Tubal, a fellow Jew, meets with Shylock and tells him that Jessica has been spending a great deal of the money she stole from her father whilst in Genoa. He tells Shylock that Jessica has pawned a turquoise ring given to her father by her dead mother, Leah. He also tells Shylock that Antonio has lost another boat and faces bankruptcy. Shylock is glad, preferring to carry out his grizzly revenge on Antonio than recoup the loan. Immediately, our sympathy for the Jew is drastically reduced.

Bassanio is preparing to choose the casket in order to win Portia. Whilst he is choosing, Jessica's servants sing a song, all of whose words He does not read the inscriptions, but chooses the lead casket, being a man who enjoys taking risks (he gambled away much of his original fortune). He ignores the gold, thinking of King Midas, and the silver because it reminds him of common money, used to trade amongst men. Inside the lead casket is a portrait of Portia, and the lines:

"You that choose not by the view,
Chance as fair and choose as true!"

Thus Bassanio has chosen not for outward appearance, but for inward merit.

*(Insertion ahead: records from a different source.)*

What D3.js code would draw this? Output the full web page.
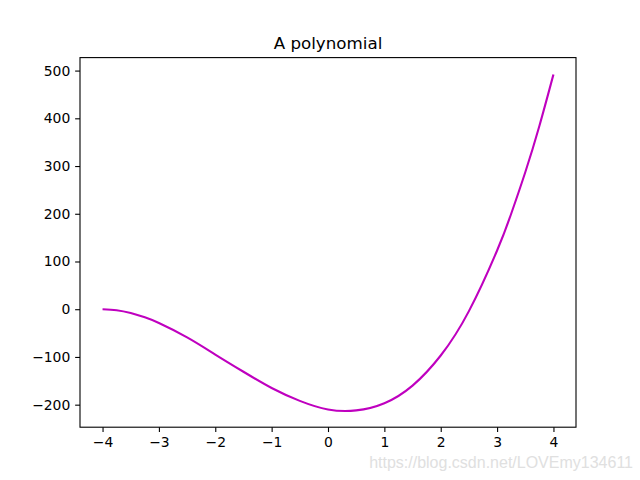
<!DOCTYPE html>
<html><head><meta charset="utf-8">
<script src="https://cdn.jsdelivr.net/npm/d3@7"></script>
<style>body{margin:0;background:#fff}svg{display:block}</style>
</head><body>
<script>
const xValues = [-4,-3.75,-3.5,-3.25,-3,-2.5,-2,-1.5,-1,-0.5,0,0.5,1,1.5,2,2.5,3,3.25,3.5,3.75,4];
const yValues = [0,-2,-8,-17,-29,-59,-95,-131,-165,-192,-210,-212,-197,-160,-97,-4,123,200,287,384,492];
const xTicks = [-4,-3,-2,-1,0,1,2,3,4];
const yTicks = [-200,-100,0,100,200,300,400,500];
const title = "A polynomial";
const watermark = "https://blog.csdn.net/LOVEmy134611";

const W=640,H=480;
const L=80,R=576,T=57.6,B=427.2;
const svg=d3.select("body").append("svg").attr("width",W).attr("height",H)
  .style("font-family","'DejaVu Sans', sans-serif");
svg.append("rect").attr("width",W).attr("height",H).attr("fill","#fff");

const xr=d3.extent(xValues), yr=d3.extent(yValues);
const xm=(xr[1]-xr[0])*0.05, ym=(yr[1]-yr[0])*0.05;
const x=d3.scaleLinear().domain([xr[0]-xm,xr[1]+xm]).range([L,R]);
const y=d3.scaleLinear().domain([yr[0]-ym,yr[1]+ym]).range([B,T]);
const fmt=d=>String(d).replace("-","\u2212");

const data=xValues.map((v,i)=>[v,yValues[i]]);
svg.append("path").datum(data)
  .attr("d",d3.line().x(d=>x(d[0])).y(d=>y(d[1])).curve(d3.curveNatural))
  .attr("fill","none").attr("stroke","#bf00bf").attr("stroke-width",2.08);

const xa=svg.append("g").attr("transform",`translate(0,${B})`)
  .call(d3.axisBottom(x).tickValues(xTicks).tickFormat(fmt).tickSize(4.86).tickPadding(4.86));
const ya=svg.append("g").attr("transform",`translate(${L},0)`)
  .call(d3.axisLeft(y).tickValues(yTicks).tickFormat(fmt).tickSize(4.86).tickPadding(4.86));
[xa,ya].forEach(a=>{
  a.select(".domain").remove();
  a.selectAll("line").attr("stroke","#000").attr("stroke-width",1.1);
  a.selectAll("text").attr("font-size","13.9px").attr("fill","#000").style("font-family","'DejaVu Sans', sans-serif");
});
svg.append("rect").attr("x",L).attr("y",T).attr("width",R-L).attr("height",B-T)
  .attr("fill","none").attr("stroke","#000").attr("stroke-width",1.1);

svg.append("text").attr("x",(L+R)/2).attr("y",T-8.3).attr("text-anchor","middle")
  .attr("font-size","16.7px").attr("fill","#000").text(title);

svg.append("text").attr("x",633).attr("y",468).attr("text-anchor","end")
  .attr("font-size","16px").attr("fill","#e0e0e0")
  .style("font-family","'Liberation Sans', Arial, sans-serif").text(watermark);
</script>
</body></html>
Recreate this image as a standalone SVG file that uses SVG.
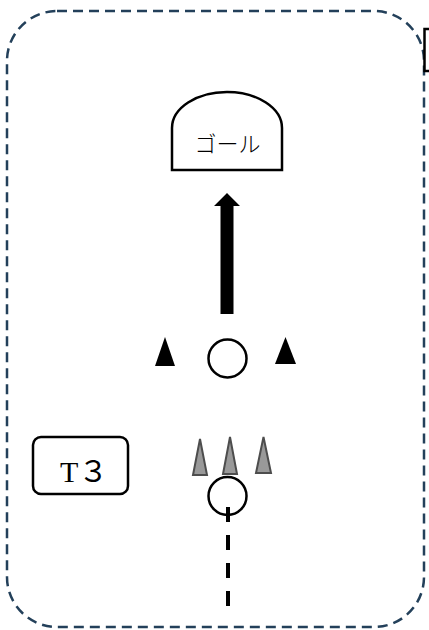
<svg xmlns="http://www.w3.org/2000/svg" width="429" height="630" viewBox="0 0 429 630">
  <style>
    .outline { fill: #ffffff; stroke: #000000; stroke-width: 2.5; }
    .cone-dark { fill: #000000; }
    .cone-grey { fill: #999999; stroke: #4d4d4d; stroke-width: 2; }
    .label-serif { font-family: "Liberation Serif", "Noto Sans CJK JP", serif; fill: #000000; }
    .label-cjk { font-family: "Noto Sans CJK JP", "Liberation Sans", sans-serif; font-weight: 300; fill: #000000; }
  </style>

  <!-- area boundary -->
  <rect id="area" x="7" y="11" width="417" height="616" rx="50" ry="50" fill="none" stroke="#23405a" stroke-width="2.5" stroke-dasharray="10 6"/>

  <!-- box cut off at the right edge -->
  <g id="edge-box">
    <rect x="424.5" y="29" width="20" height="42" class="outline"/>
  </g>

  <!-- goal -->
  <g id="goal">
    <path d="M172,170 L172,128 A55,36 0 0 1 282,128 L282,170 Z" class="outline"/>
    <text x="227.5" y="151.5" font-size="22" text-anchor="middle" class="label-cjk">ゴール</text>
  </g>

  <!-- players -->
  <g id="player-front">
    <circle cx="227.5" cy="358.5" r="19" class="outline"/>
  </g>
  <g id="player-back">
    <circle cx="227.5" cy="496" r="19" class="outline"/>
  </g>

  <!-- cones -->
  <g id="cone-left">
    <polygon points="155,366 165,337 175,366" class="cone-dark"/>
  </g>
  <g id="cone-right">
    <polygon points="275,364 285.5,337 296,364" class="cone-dark"/>
  </g>
  <g id="cone-grey-1">
    <polygon points="193,475 200,439 207,475" class="cone-grey"/>
  </g>
  <g id="cone-grey-2">
    <polygon points="223,474 230,437 237,474" class="cone-grey"/>
  </g>
  <g id="cone-grey-3">
    <polygon points="256,473 263.5,437 271,473" class="cone-grey"/>
  </g>

  <!-- team label -->
  <g id="team-t3">
    <rect x="33" y="437" width="95" height="57" rx="8" ry="8" class="outline"/>
    <text x="60" y="482" font-size="30" class="label-serif">T３</text>
  </g>

  <!-- movement lines -->
  <g id="connectors">
    <path d="M220.5,314 L220.5,206 L214,206 L227,193 L240,206 L233.5,206 L233.5,314 Z" fill="#000000"/>
    <line x1="228" y1="507" x2="228" y2="607" stroke="#000000" stroke-width="4" stroke-dasharray="15 13"/>
  </g>
</svg>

Portia is overjoyed, and offers herself and everything that she owns to Bassanio. Graziano then tells Bassanio that he has fallen in love with Portia's maid Nerissa. They too wish to get married. It is noticeable here that Shakespeare sees marriage as the ultimate noble goal in life. The endings of many of his comedies (Much Ado About Nothing, Twelfth Night, As You Like It) are made into joyful resolutions through characters marrying amongst themselves. It is interesting also that those characters who are somewhat sidelined from the happiness at the end of The Merchant of Venice - Antonio (who may or may not have homosexual feelings for Bassanio) and Shylock - are unmarried and widowed respectively.

Lorenzo, Jessica and Saliano arrive. Saliano tells Bassanio of Antonio's losses and his approaching bankruptcy. Portia sends Bassanio to Venice with six thousand ducats to write off the contract.

Meanwhile Antonio is being led off to debtor's jail, watched by the gloating Shylock. He pleads with Shylock, but here we are again made aware of Shylock's adherence to the word of the law:

"I'll have my bond; speak not against my bond:
have sworn an oath that I will have my bond.
Thou call'dst me dog before thou hadst a cause;
But, since I am a dog, beware my fangs."

Although he may be seen as unforgiving, he has entered into a contract with Antonio and wants that contract fulfilled. It is his method that is vulgar and over the top. This representation alerts us to the fact that The Merchant of Venice is a religious play that has greater profundity than merely contrasting Christianity and Judaism on a surface level. We can see that Shylock belongs to an Old Testament faith where the law is stressed and God is unforgiving and vengeful. The Christians represent a more forgiving, merciful value system, where the law is secondary to the practice of compassion. Antonio, in a show of rather dubious loyalty to Bassanio, states:

"Well, gaoler, on. Pray God, Bassanio come
To see me pay his debt, and then I care not!"

Portia and Nerissa, telling Lorenzo that they are going to a monastery to pray in advance of their approaching nuptials, decide to go to Venice dressed as men to see how they can ameliorate the situation. In the final scene of the act, Lancelot and Jessica are arguing as to whether she is eternally damned because both of her parents are Jews. Jessica claims that she can be saved through her husband's Christianity. Lorenzo stops the argument and they dine together.